Serie Genealogía

Hoy es uno de esos días en los que la melancolía es mi amiga. Esto me sucede desde que decidí indagar sobre mis antepasados. Porque uno llega a conocer en la mayoría de los casos, hasta los abuelos, pero de ahí hacia atrás, la memoria se difumina y poco a poco se van agotando las fuentes para desenredar la madeja que permita llegar a ellos, porque los siento llamándome, invitándome a descubrir cómo llegaron a envolverse hasta llegar a mí. Confieso que de niña fui muy curiosa y entre juego y juego me detenía para escuchar las conversaciones de familiares, sobre todo si se trataba de personajes misteriosos de quienes se hablaba veladamente, como en un susurro, porque me parecía que esos cargaban las historias más interesantes. Esas eran las que había que conocer.

Como el caso de una hermana de mi abuela materna, quien de joven emigró y un buen día, ya anciana, apareció a la puerta de nuestra casa, para despedirse de mi abuela porque ya tenía la muerte a sus espaldas. Esa mujer, a mediados del siglo pasado cargó con sus hijos dejando atrás al marido y se fue a vivir a Nueva York, donde creó una nueva familia con otro compañero. ¿Qué motivos habrá tenido para hacerlo? ¿Acaso un marido maltratante u ocioso, acaso no fue el hombre escogido por ella, acaso como muchos boricuas, vio un mejor porvenir para sus hijos en otras tierras? Los documentos oficiales dicen que nunca gestionó su divorcio, por lo que me imagino que era considerada una adúltera. Me pongo en sus zapatos y me veo señalada por la sociedad y mi familia, porque el hablar veladamente de ella eso es lo que sugiere. A mí su historia me parece la de una mujer adelantada a su época, que tuvo la valentía de dejarlo todo e irse lejos para construir su felicidad o al menos para vivir en paz. Esa es la historia que recuerdo. La verdadera está sepultada en el olvido, como lo están muchas otras que lentamente voy hilvanando.

Desde que comencé a investigar mi pasado (que admito todavía no he salido de mi casa a hacerlo, gracias a los jóvenes que visten de luto y corbata y andan en bicicleta por las calles de Puerto Rico) he hojeado cientos de certificados de nacimientos, bautismos y defunciones y me he percatado de que, al menos desde mediados del siglo 19, una enorme cantidad de los hijos de esta tierra eran registrados al nacer como hijos naturales, (como si todos no lo fuéramos.) O sea, que el padre brillaba por su ausencia y era la madre quien se convertía en el tronco desde el cual se desarrollaba la familia.

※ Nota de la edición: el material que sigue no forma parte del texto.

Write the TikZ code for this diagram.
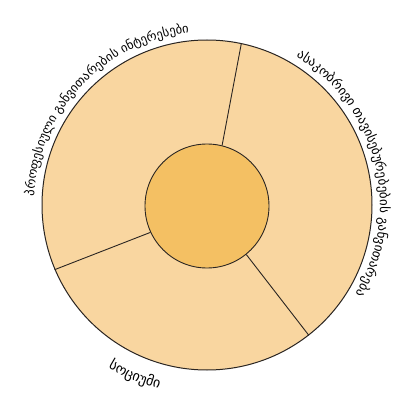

Sus hijos llevaban un solo apellido, como debe ser, porque no hay nada más auténtico que el apellido que se lleva por la madre.

Mi bisabuelo rodeado de sus hijos y nietos  en el velorio de mi bisabuela
Mi bisabuelo rodeado de sus hijos y nietos
en el velorio de mi bisabuela

Desde ahí empezó mi intriga por mi apellido, que es el mismo de mi padre y de mi abuelo porque no fuimos hijos “naturales” sino “legítimos”. Pero al seguir escarbando, descubro a mi bisabuelo usando el mismo apellido, pero solo, y este no correspondía al apellido de su madre. Ella era una mujer negra oriunda de una isla caribeña, cuyo idioma vernáculo no era el español y aún no sé si llegó con sus padres como esclava o libre. Lo único que recuerdo es a mi abuela decir que su oficio era vender dulces en la plaza del pueblo. En los documentos en los que se la menciona, aparece a veces usando el apellido que heredé pero en otros usa el de ella. ¿Habría alguna desavenencia entre madre e hijo? ¿Por qué al momento de su muerte, es un vecino quien reporta el suceso, aun cuando vivía en el mismo barrio que su hijo? ¿Se avergonzaba mi bisabuelo de su color? ¿Cómo es que nadie me supo decir ni siquiera su nombre de pila? ¿De dónde viene mi apellido?

Ya es tiempo de que salga de mi casa a examinar lo que no se encuentra a través de la computadora, pero tendré que esperar a que el obispo de Mayagüez le dé la gana de reanudar los permisos para los investigadores.